Dynamic Biasing for Improved On-Orbit Total-Dose Lifetimes of Commercial Electronic Devices

Abstract

The survivability of microelectronic devices in ionizing radiation environments drives spacecraft design, capability, mission scope, and cost. This article exploits the periodic nature of many space radiation environments to extend device lifetimes without additional shielding or modifications to the semiconductor architecture. We propose a technique for improving component lifetimes through reduced total-dose accumulation by modulating device bias during periods of intense irradiation. Simulation of this “dynamic biasing” technique applied to single-transistor devices in a typical low-Earth orbit results in an increase in component lifetime from 114 to 477 days (318% improvement) at the expense of 5% down time (95% duty cycle).
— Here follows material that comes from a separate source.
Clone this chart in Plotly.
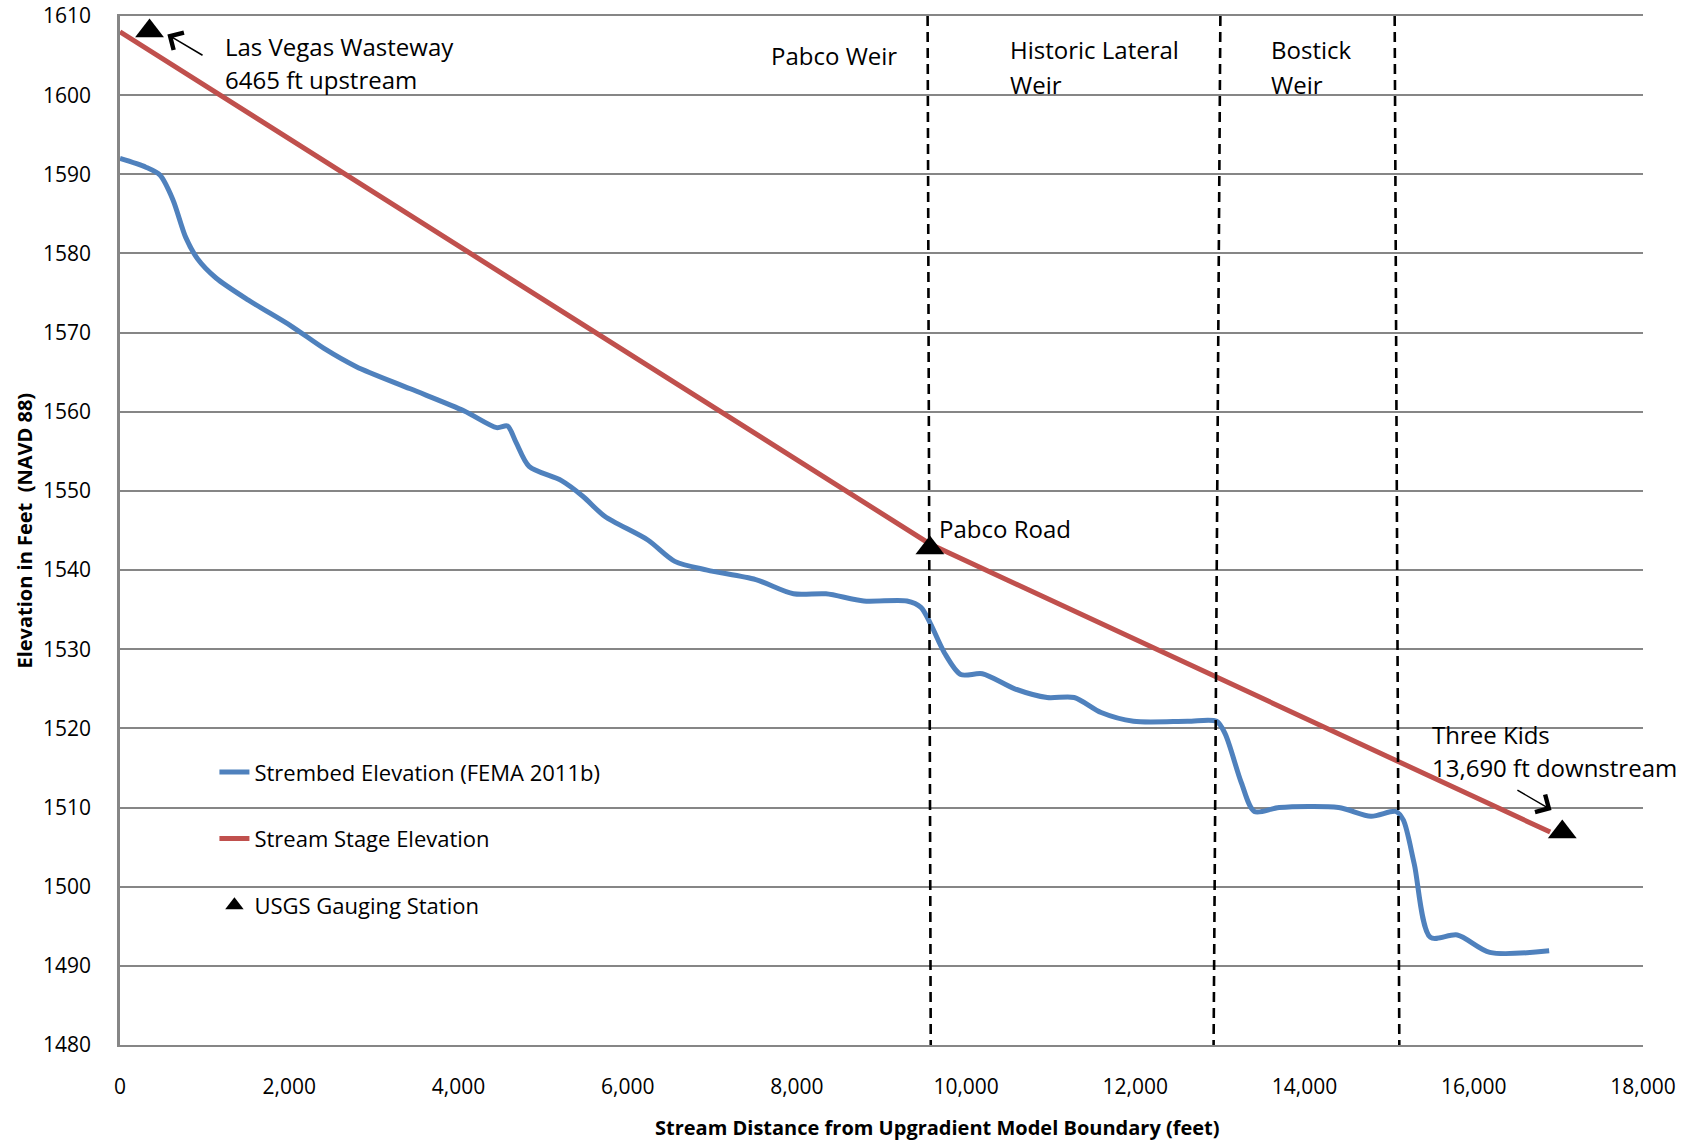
import plotly.graph_objects as go

# ---- data ----
bed_x = [0, 306, 472, 625, 778, 918, 1135, 1518, 2028, 2411, 2793, 3431, 4069, 4452, 4580,
         4682, 4835, 5218, 5473, 5728, 6238, 6557, 6940, 7514, 7960, 8343, 8790, 9300, 9466,
         9580, 9746, 9937, 10192, 10575, 10958, 11277, 11596, 11978, 12616, 12960, 13062,
         13254, 13407, 13700, 14402, 14785, 15079, 15168, 15296, 15487, 15806, 16189, 16891]
bed_y = [1592.0, 1590.9, 1589.9, 1586.8, 1582.0, 1579.3, 1576.9, 1574.1, 1570.8, 1568.0,
         1565.7, 1562.9, 1560.1, 1558.0, 1558.2, 1556.1, 1553.1, 1551.3, 1549.3, 1546.8,
         1543.8, 1541.1, 1540.0, 1538.8, 1537.0, 1537.0, 1536.1, 1536.1, 1535.3, 1533.2,
         1529.5, 1526.8, 1526.9, 1525.0, 1523.9, 1523.9, 1522.0, 1520.9, 1520.9, 1520.9,
         1519.3, 1513.1, 1509.5, 1510.0, 1510.0, 1508.9, 1509.5, 1508.4, 1502.9, 1493.6,
         1493.9, 1491.7, 1491.9]

stage_x = [0, 9572, 16903]
stage_y = [1608.0, 1543.3, 1506.9]

gauge_x = [349, 9572, 17046]
gauge_y = [1608.1, 1542.8, 1506.9]

weir_pabco_x = [9545, 9582]
weir_historic_x = [13005, 12925]
weir_bostick_x = [15065, 15120]
weir_y = [1610, 1480]

x_ticks = [0, 2000, 4000, 6000, 8000, 10000, 12000, 14000, 16000, 18000]
y_ticks = list(range(1480, 1611, 10))

FONT = "Open Sans"
GRID = "#868686"

fig = go.Figure()

fig.add_trace(go.Scatter(
    x=bed_x, y=bed_y, mode="lines", name="Strembed Elevation (FEMA 2011b)",
    line=dict(color="#4F81BD", width=5, shape="spline", smoothing=0.8),
    legendgroup="a"))
fig.add_trace(go.Scatter(
    x=stage_x, y=stage_y, mode="lines", name="Stream Stage Elevation",
    line=dict(color="#C0504D", width=5), legendgroup="b"))

for wx in (weir_pabco_x, weir_historic_x, weir_bostick_x):
    fig.add_trace(go.Scatter(
        x=wx, y=weir_y, mode="lines", showlegend=False, hoverinfo="skip",
        line=dict(color="black", width=2.6, dash="10px,6px"), cliponaxis=False))

fig.add_trace(go.Scatter(
    x=gauge_x, y=gauge_y, mode="markers", name="USGS Gauging Station",
    marker=dict(symbol="triangle-up", size=25, color="black"),
    legendgroup="c", cliponaxis=False))

ann = dict(font=dict(family=FONT, size=24, color="black"), showarrow=False,
           xref="x", yref="y", yanchor="middle")
texts = [
    ("Las Vegas Wasteway", 1223, 1606.16, "left"),
    ("6465 ft upstream", 1223, 1601.93, "left"),
    ("Pabco Weir", 9212, 1605.06, "right"),
    ("Historic Lateral", 10500, 1605.74, "left"),
    ("Weir", 10500, 1601.38, "left"),
    ("Bostick", 13576, 1605.74, "left"),
    ("Weir", 13576, 1601.38, "left"),
    ("Pabco Road", 9658, 1545.2, "left"),
    ("Three Kids", 15477, 1519.26, "left"),
    ("13,690 ft downstream", 15477, 1515.03, "left"),
]
annotations = [dict(ann, text=t, x=x, y=y, xanchor=xa) for t, x, y, xa in texts]

# arrows
for hx, hy, tx, ty in [(560, 1607.66, 993, 1604.93), (16919, 1509.7, 16498, 1512.3)]:
    annotations.append(dict(x=hx, y=hy, ax=tx, ay=ty, xref="x", yref="y", axref="x", ayref="y",
                            text="", showarrow=True, arrowhead=4, arrowsize=2.6,
                            arrowwidth=1.5, arrowcolor="black"))

# axis titles
annotations.append(dict(text="<b>Stream Distance from Upgradient Model Boundary (feet)</b>",
                        xref="paper", yref="paper", x=0.5365, y=-0.0797, xanchor="center",
                        yanchor="middle", showarrow=False,
                        font=dict(family=FONT, size=20, color="black")))
annotations.append(dict(text="<b>Elevation in Feet \u00a0(NAVD 88)</b>",
                        xref="paper", yref="paper", x=-0.063, y=0.5, xanchor="center",
                        yanchor="middle", textangle=-90, showarrow=False,
                        font=dict(family=FONT, size=20, color="black")))

fig.update_layout(
    width=1693, height=1143,
    margin=dict(l=120, r=50, t=16, b=98, autoexpand=False),
    paper_bgcolor="white", plot_bgcolor="white",
    font=dict(family=FONT, size=21, color="black"),
    annotations=annotations,
    showlegend=True,
    legend=dict(x=0.062, y=0.2855, xanchor="left", yanchor="top",
                bgcolor="rgba(0,0,0,0)", font=dict(family=FONT, size=22, color="black"),
                tracegroupgap=35, traceorder="grouped"),
    xaxis=dict(range=[0, 18000], tickvals=x_ticks, tickformat=",", showgrid=False,
               showline=True, mirror=True, linecolor=GRID, linewidth=2.2, zeroline=False,
               automargin=False, ticks="", ticklabelstandoff=22, tickfont=dict(size=21)),
    yaxis=dict(range=[1480, 1610], tickvals=y_ticks, showgrid=True, gridcolor=GRID,
               gridwidth=2, showline=True, linecolor=GRID, linewidth=2.5, zeroline=False,
               automargin=False, ticks="", ticklabelstandoff=22, tickfont=dict(size=21)),
)

fig.write_html("out.html", config={"displayModeBar": False},
               post_script="document.body.style.margin='0';document.body.style.padding='0';")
The biasing technique is also experimentally demonstrated using gamma radiation to study three commercial devices spanning a range of integrated circuit complexity in 109- and 256-rad/min dose rate conditions. The demonstrated improvements in device lifetimes using the proposed dynamic biasing technique lay a foundation for more effective use of modern microelectronics for space applications. Analogous to the role real-time temperature monitoring plays in maximizing modern processor performance, the proposed dynamic biasing technique is a means of intelligently responding to the radiation environment and capable of becoming an integral tool in optimizing component lifetimes in space.